2- La responsabilité en cas de propagation d’incendie :
Il s’agit d’un régime spécifique auquel ne peut être appliqué l’article 1384 al 1 et dont les conditions d’application sont strictes. Pour obtenir réparation, le demandeur à l’instance devra prouver que l’incendie est imputable à une faute du gardien et ce qu’il s’agisse d’un bien meuble ou immeuble.(art 1384 al 2).
Hormis ces régimes particuliers fondés sur la faute prouvée, il est intéressant d’envisager le rôle de la faute lorsqu’elle due au fait de la victime.
B – La faute commise par la victime:
Nous apprécierons cette composante d’une part lorsque la victime est capable puis ensuite lorsque celle-ci relève du régime des incapables (démens – infans)
1 – Rôle de la faute commise par une victime capable :
Pour ce qui concerne la responsabilité du fait personnel, le principe veut que la faute de la victime conduise à un partage de responsabilité, partage qui s’apprécie en regard de la faute commise par chacune des parties dans la réalisation du fait dommageable. On peut donc en conclure que la faute de la victime n’est pas une clause d’exonération totale pour l’auteur du préjudice.
En matière de responsabilité du fait des choses, hors contexte posé par la loi du 5 juillet 1985, le gardien pouvait s’exonérer en partie de sa responsabilité s’il apportait la preuve d’un agissement fautif du fait de la victime. L’arrêt Desmares renversa cette tendance. Cependant, un revirement jurisprudentiel est intervenu en 1987, et le gardien peut à nouveau prendre à une exonération de responsabilité en prouvant que la faute de la victime a eu une incidence dans la réalisation du dommage. Ce que certains commentateurs ont illustré par la formule « Desmares est mort ! ».

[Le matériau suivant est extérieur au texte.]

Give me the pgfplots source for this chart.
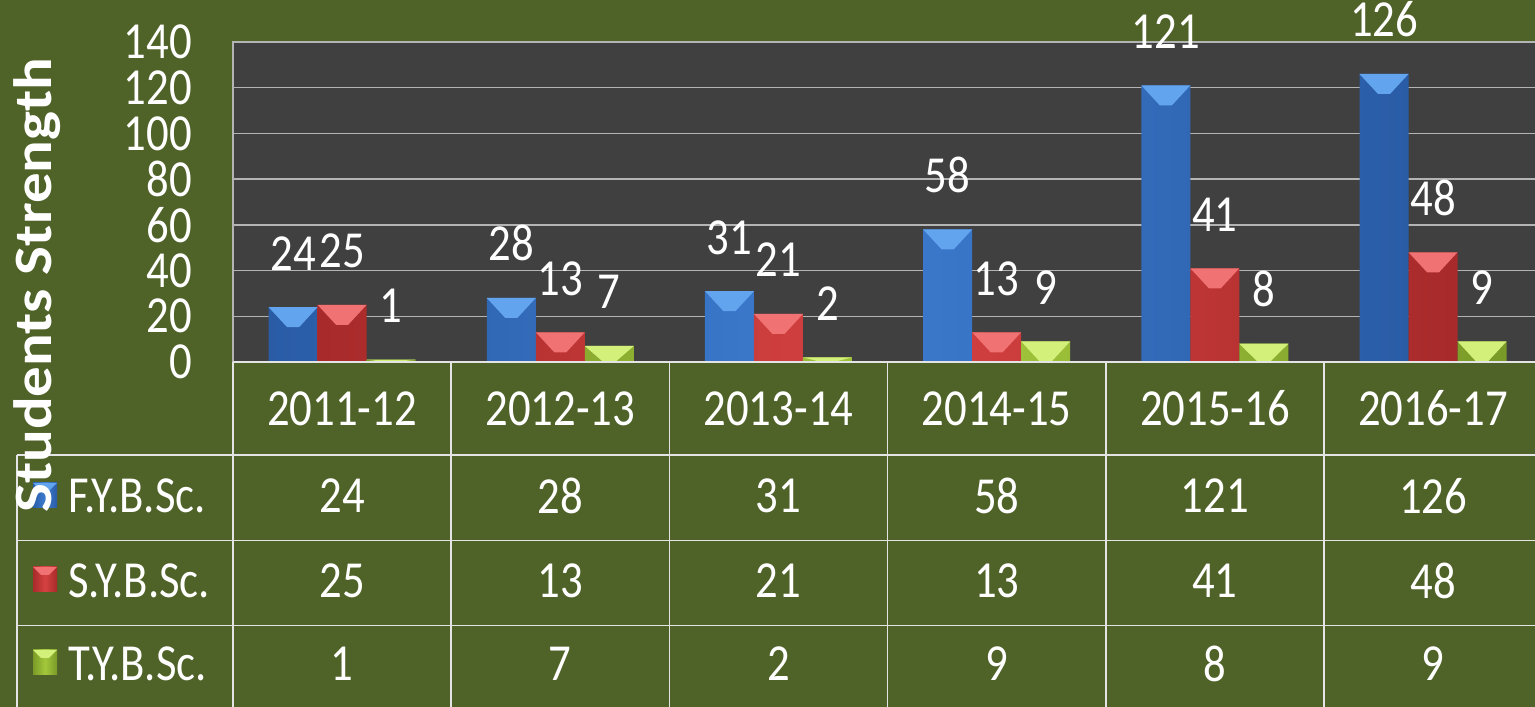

2 -Rôle de la faute commise par une victime incapable :
Par la loi du 3 janvier 1968 (art 489-2 c.civ), le législateur a imposé la réparation du dommage causé par le comportement fautif du démens malgré son absence de discernement. La Cour de Cassation a étendu ce principe à l’infans après de nombreuses hésitations. Les juges ont, dans un premier temps, été amenés à se prononcer dans l’hypothèse de l’infans victime ayant commis une faute (arrêt Lemaire 1984). En regard des dispositions de l’article 489-2, les juges en ont conclu que l’absence de discernement de l’infans n’était pas un obstacle à ce que celui ci commette une faute, faute conduisant à un partage de responsabilité. En reconnaissant la faute de l’enfant victime, la faute de l’enfant auteur en a découlé naturellement.
La faute commise par un incapable, démens ou infans, conduit là encore à un partage de responsabilité.
On remarquera que, paradoxalement, la tendance à l’objectivation de la faute a eu pour effet de recentrer le débat sur la faute.
Sans présager de ce que sera la décision de la Haute Juridiction dans l’affaire du Drac, nous pouvons d’ores et déjà nous interroger sur les répercussions possibles si dès lors les magistrats suivaient la proposition du Procureur Général, notamment pour ce qui concerne le rôle de la faute civile dans la mise en oeuvre de la responsabilité civile délictuelle.